Task instructions: Pick out every line of the entries below where "this" occurs, and copy those lines.

>> start Provided entries

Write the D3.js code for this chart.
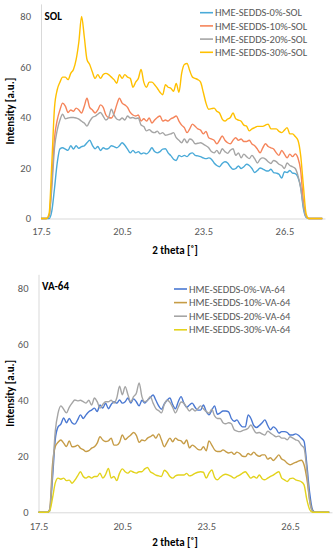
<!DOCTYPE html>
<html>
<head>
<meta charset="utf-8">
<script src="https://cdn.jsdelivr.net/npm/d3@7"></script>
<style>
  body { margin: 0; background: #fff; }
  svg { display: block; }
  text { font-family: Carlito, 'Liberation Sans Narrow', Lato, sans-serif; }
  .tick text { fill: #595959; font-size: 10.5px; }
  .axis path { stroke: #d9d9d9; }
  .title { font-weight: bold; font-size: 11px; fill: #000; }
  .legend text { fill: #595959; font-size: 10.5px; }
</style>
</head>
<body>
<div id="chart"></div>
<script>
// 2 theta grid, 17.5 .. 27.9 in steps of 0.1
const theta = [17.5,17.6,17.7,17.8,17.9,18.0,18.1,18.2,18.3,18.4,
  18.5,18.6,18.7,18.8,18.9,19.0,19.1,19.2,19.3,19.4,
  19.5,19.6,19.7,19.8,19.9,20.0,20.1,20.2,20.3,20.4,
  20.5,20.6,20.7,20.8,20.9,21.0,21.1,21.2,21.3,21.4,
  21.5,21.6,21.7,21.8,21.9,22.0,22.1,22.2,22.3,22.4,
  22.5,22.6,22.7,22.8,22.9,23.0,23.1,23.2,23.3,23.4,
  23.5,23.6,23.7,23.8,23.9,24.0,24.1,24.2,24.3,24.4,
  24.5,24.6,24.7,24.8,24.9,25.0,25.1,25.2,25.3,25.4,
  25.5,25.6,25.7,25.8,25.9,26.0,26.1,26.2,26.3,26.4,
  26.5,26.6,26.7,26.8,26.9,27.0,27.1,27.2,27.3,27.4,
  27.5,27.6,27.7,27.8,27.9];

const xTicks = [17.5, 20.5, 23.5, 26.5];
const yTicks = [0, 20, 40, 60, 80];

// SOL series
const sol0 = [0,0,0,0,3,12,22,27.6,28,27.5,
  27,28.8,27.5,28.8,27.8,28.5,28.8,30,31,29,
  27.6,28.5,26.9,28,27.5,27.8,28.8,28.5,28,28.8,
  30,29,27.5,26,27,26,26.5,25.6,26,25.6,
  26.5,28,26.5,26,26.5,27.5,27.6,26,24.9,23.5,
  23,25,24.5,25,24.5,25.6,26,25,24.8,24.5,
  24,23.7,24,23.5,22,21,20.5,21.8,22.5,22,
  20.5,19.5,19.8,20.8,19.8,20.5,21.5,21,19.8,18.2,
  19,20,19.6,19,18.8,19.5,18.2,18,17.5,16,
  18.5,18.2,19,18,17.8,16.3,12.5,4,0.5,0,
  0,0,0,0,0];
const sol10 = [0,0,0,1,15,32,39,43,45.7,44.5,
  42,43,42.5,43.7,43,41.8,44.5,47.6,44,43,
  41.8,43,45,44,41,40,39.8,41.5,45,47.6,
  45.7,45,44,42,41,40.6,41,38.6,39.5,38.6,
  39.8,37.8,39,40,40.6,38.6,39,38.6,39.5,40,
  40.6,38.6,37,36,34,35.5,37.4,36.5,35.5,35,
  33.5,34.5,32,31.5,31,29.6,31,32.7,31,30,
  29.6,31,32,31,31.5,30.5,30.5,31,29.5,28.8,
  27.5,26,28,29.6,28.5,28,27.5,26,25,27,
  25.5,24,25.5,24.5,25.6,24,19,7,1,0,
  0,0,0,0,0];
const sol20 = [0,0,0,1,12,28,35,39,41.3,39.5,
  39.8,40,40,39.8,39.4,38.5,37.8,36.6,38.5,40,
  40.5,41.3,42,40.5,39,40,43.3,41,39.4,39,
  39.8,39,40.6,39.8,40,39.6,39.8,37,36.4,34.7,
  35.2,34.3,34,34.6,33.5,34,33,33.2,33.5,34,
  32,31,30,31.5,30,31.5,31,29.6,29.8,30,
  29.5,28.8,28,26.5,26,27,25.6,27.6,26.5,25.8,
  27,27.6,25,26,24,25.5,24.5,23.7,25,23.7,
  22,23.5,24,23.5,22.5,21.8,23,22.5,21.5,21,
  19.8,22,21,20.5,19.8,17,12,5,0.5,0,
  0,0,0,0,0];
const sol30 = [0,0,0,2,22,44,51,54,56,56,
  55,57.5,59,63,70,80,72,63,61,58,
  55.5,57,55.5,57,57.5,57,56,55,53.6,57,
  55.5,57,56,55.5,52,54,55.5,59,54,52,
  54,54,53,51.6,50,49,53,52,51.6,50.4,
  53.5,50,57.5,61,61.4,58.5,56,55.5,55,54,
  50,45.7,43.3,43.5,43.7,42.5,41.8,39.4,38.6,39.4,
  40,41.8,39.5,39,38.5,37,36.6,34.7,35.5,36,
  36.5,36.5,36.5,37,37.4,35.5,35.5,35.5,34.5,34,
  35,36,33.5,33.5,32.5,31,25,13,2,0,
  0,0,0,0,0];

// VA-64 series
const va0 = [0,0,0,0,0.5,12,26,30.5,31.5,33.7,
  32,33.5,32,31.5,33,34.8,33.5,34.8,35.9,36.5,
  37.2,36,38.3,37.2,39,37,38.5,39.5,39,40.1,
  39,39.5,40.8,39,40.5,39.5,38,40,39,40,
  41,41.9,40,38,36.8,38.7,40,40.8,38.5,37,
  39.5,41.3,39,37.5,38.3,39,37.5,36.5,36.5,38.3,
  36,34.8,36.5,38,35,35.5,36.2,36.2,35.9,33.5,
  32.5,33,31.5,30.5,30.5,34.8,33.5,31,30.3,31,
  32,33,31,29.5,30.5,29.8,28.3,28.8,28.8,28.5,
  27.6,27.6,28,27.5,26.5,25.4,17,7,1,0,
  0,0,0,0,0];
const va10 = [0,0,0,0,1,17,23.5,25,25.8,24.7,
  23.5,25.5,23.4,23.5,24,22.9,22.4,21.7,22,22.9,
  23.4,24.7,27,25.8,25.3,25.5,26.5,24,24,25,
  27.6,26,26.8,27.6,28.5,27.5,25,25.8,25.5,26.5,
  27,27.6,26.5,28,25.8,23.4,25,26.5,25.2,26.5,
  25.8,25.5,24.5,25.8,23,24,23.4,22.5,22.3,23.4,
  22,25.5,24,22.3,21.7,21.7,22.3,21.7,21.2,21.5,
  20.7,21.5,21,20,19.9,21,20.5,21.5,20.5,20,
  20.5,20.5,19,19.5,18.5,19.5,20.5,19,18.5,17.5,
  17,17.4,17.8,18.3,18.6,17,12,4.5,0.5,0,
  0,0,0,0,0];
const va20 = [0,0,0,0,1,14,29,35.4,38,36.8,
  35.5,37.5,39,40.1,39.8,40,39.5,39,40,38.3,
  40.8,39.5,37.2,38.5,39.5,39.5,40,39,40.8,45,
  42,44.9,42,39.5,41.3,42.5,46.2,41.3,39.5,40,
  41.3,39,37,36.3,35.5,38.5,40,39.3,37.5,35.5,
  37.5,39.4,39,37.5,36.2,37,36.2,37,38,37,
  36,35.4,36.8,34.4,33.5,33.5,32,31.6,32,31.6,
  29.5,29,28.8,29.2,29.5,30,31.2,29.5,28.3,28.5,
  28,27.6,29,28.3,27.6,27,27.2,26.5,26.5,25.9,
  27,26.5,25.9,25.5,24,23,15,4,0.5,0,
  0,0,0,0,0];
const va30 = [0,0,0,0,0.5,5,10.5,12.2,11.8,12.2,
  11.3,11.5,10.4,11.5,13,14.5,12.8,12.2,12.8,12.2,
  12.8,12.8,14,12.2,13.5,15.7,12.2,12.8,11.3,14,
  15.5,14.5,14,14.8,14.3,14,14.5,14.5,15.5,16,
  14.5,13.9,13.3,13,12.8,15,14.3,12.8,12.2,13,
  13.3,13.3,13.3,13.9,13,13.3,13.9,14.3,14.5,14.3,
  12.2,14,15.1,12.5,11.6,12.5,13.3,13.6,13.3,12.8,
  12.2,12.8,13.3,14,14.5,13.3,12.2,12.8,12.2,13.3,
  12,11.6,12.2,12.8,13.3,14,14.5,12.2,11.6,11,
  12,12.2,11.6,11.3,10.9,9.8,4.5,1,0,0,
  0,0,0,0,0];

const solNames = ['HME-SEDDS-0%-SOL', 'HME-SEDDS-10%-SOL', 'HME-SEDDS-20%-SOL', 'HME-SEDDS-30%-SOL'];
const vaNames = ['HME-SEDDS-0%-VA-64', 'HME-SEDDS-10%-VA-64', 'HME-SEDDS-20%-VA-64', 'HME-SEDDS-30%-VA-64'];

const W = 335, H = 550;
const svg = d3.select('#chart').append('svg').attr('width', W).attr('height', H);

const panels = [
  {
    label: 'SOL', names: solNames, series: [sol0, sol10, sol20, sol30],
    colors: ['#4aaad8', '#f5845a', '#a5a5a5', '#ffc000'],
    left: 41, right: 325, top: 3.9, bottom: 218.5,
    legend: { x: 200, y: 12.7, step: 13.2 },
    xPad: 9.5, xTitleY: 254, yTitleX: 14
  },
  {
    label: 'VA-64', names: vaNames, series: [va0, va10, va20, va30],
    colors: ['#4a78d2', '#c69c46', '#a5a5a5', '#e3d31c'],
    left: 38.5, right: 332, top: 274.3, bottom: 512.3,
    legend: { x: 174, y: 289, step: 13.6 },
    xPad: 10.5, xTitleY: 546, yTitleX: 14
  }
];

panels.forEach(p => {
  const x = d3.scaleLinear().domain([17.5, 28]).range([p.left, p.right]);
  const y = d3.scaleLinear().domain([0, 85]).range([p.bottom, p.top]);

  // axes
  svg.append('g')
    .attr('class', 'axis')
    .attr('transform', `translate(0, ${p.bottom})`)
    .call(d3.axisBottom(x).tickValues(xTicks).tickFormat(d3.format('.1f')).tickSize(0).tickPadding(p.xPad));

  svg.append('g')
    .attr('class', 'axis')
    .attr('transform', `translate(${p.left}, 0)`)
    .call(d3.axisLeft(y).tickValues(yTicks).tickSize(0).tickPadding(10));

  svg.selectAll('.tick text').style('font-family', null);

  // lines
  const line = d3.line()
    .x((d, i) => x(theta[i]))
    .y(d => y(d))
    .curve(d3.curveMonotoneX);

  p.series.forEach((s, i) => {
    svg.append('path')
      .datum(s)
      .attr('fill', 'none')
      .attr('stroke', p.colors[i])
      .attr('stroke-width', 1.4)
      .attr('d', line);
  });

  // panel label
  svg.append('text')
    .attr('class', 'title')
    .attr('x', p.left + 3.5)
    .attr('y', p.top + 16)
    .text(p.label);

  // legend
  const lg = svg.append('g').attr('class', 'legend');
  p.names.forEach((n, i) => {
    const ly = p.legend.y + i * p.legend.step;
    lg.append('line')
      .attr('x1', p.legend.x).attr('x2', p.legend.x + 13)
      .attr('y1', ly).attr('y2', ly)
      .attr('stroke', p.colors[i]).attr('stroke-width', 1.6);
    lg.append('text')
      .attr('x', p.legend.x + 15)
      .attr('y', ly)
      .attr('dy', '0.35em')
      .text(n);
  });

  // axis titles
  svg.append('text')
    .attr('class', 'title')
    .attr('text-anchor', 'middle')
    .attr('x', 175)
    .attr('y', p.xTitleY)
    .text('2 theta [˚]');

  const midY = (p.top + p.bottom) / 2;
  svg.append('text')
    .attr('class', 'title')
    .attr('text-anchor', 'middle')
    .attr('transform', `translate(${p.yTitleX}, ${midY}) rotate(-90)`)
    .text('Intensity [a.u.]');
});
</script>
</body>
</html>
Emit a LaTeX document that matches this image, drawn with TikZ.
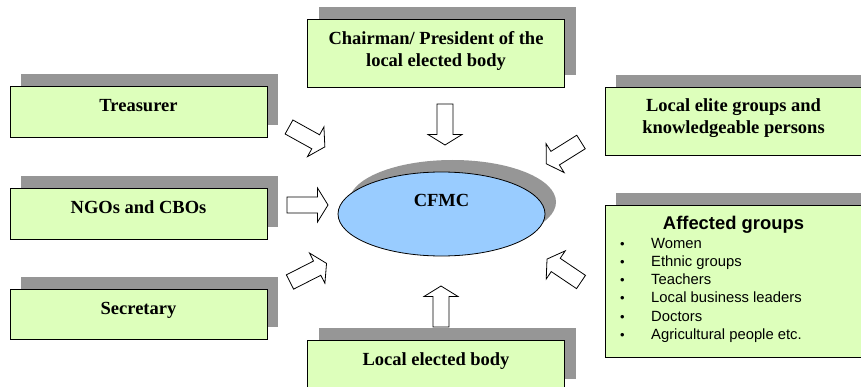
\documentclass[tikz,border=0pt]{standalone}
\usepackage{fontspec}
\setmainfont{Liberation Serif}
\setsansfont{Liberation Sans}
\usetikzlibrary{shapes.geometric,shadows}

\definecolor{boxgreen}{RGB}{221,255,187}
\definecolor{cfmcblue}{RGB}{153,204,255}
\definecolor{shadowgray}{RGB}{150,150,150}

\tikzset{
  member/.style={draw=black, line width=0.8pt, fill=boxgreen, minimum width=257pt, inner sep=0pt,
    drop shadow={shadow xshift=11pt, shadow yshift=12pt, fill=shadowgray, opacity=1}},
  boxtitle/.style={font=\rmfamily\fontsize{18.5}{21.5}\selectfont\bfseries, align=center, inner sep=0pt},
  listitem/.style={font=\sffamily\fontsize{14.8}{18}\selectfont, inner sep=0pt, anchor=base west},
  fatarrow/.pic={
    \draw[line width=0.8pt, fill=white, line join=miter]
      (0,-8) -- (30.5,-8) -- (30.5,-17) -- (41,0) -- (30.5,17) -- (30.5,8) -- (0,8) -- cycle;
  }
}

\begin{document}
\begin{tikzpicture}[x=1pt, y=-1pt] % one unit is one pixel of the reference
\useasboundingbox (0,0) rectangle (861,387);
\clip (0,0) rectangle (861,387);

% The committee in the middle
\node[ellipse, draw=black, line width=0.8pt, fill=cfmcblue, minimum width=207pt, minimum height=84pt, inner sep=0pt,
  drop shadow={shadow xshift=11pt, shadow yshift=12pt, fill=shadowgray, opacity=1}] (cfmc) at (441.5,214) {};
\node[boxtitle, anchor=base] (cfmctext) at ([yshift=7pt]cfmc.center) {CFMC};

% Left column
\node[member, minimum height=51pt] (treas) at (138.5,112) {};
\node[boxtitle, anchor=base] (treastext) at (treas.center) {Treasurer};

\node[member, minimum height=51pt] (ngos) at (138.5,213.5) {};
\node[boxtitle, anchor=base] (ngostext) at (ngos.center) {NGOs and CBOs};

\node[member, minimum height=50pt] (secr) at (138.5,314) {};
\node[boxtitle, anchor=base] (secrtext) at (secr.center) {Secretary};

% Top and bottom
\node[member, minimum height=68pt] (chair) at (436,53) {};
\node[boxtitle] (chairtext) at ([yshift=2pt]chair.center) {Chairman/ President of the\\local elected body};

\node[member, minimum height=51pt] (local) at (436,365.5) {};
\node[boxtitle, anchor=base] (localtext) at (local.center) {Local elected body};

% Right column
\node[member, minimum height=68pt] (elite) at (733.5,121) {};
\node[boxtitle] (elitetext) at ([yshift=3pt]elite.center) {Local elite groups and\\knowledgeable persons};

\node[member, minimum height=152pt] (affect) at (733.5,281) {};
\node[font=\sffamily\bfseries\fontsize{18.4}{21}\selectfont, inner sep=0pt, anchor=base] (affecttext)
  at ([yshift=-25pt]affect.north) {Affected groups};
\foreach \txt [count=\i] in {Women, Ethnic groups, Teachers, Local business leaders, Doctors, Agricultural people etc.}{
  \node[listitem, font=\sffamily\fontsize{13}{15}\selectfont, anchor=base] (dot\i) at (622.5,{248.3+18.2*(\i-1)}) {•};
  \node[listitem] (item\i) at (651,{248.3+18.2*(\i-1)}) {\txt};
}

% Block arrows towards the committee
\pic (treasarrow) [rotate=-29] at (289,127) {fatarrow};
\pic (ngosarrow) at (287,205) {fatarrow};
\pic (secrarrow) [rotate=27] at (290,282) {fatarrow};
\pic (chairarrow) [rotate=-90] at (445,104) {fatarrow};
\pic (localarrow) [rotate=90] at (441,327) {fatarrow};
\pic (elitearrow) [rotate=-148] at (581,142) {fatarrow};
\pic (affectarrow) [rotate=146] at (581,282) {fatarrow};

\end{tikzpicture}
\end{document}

>> end Provided entries

Answer to the task:
Write the D3.js code for this chart.
Emit a LaTeX document that matches this image, drawn with TikZ.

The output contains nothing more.